George is Tired…of Queer Loneliness

It was about two weeks ago when it happened. It was the first time in a long time that I was going to have a weekend to myself and I planned on doing nothing but resting, eating terrible food, and catching up on TV.

That Saturday went exactly as I planned it — or so I thought. As the daylight that shined through my windows turned into moonlight, I realized something that I don’t think had ever happened to me before…

I went an entire day without a single text message or DM.

I’m not going to lie. It bothered me — and not just for the obvious reasons. My first thought was Has everyone I know gone an entire day without once ever thinking about me? It was scary and depressing to even think like that. As I sat in my bed that evening, I took a chance to reflect on the life I had created for myself that could allow me an entire day with no intentional interactions. I thought about how often I chose isolation, pushed folks away and placed band-aids on old wounds that required stitches.

Things in our childhood often manifest themselves in interesting ways when we reach adulthood. As a kid, I would say that I was known but not necessarily “popular.” I got along with most people, and my normal group of friends were girls — because of my effeminate behavior. My days of having real social interaction and friendships primarily existed because I had to be around people. When I came home, I would play basketball with the guys in my neighborhood but even then, the relationship was based on my athletic ability — no one wanted to be friends with a boy like me.

Before I had the words understand that I was queer, I had the words and understanding of myself to know that I was different, so I kept away from people. I didn’t make a lot of what one would call “friends” in high school.  Even in college I struggled with that. There, it got better, but I still was very private, very closeted, and very much in fear of rejection.
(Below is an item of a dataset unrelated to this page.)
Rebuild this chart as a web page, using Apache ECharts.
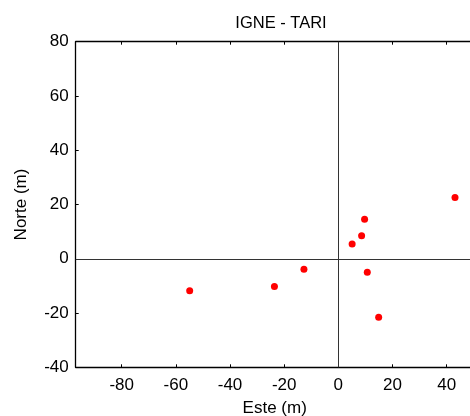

Isolation became better than rejection.

Year after year, I worked on being more of the person I knew I was. I came out thinking that would change things. I opened myself up to having real friends and becoming the truest version of myself around family. And yet, there are still times when I’m in a room with all the people I love and those who love me and feel alone. That feeling of how temporary the company of others is weighed against relationships that are encompassing of so much more — a “more” that I didn’t feel I needed to do the work for.

I felt I was entitled to friendship, family, or a relationship that I didn’t have to work for.

Instead of healing, I built a world that gave me the false impression that I was never alone. On Twitter, I have about 22k followers and average over 100 million impressions a month. One would think that loneliness may be an impossibility with so much social media interaction, but it’s not. It’s all a form of avoiding the work I’m unwilling to do on myself that would address the issues I have with rejection and vulnerability.  

The hookup culture I have subscribed to for so long is a mask. Not in the sense that I don’t enjoy sexual interactions, but that I used it to fill the void of the loneliness if only for a minute or night. Hanging with guys I had no real intentions of wanting something long term with. Entertaining situations with folks with no real interest. The good morning and good night texts to and from folks are all ways to feel like someone gives a fuck about me. Convos on apps that last weeks with no date to meet up ever scheduled.

Drinking also became a part of the loneliness. I drink to be social when I’m with friends, of course, but for the most part, I don’t drink when it’s just me at home. But every now and then I pour it — usually when I’m feeling really alone. The alcohol makes it all seem to just fade away. Makes whatever is on the TV more enjoyable. Makes the mask I’m wearing more acceptable and digestible when I’m looking in the mirror.

Even in a room of our peers, we all are so different. We all have layered oppressions, many shared and some not. Many of us hiding them with cocktails, meth, and pills as a coping mechanism for the pains we are hiding. Shared pains that we are often too afraid to tell one another — fearful of being seen as weak. Subscribing to the culture that tells us that “big boys don’t cry” and to “woman up.” So, we die together in isolation.

Having an entire day where I had no intentional interaction bothers me. Most importantly because I had the power to fix it. I had the power to text, or call, or walk outside and I didn’t. I let isolation beat me that day. I let loneliness beat me that day. But like Molly says on Insecure, when you know better you do better. Hopefully, unlike Molly, my better isn’t going back to the same habits that render me helpless in a problem I have the power to fix.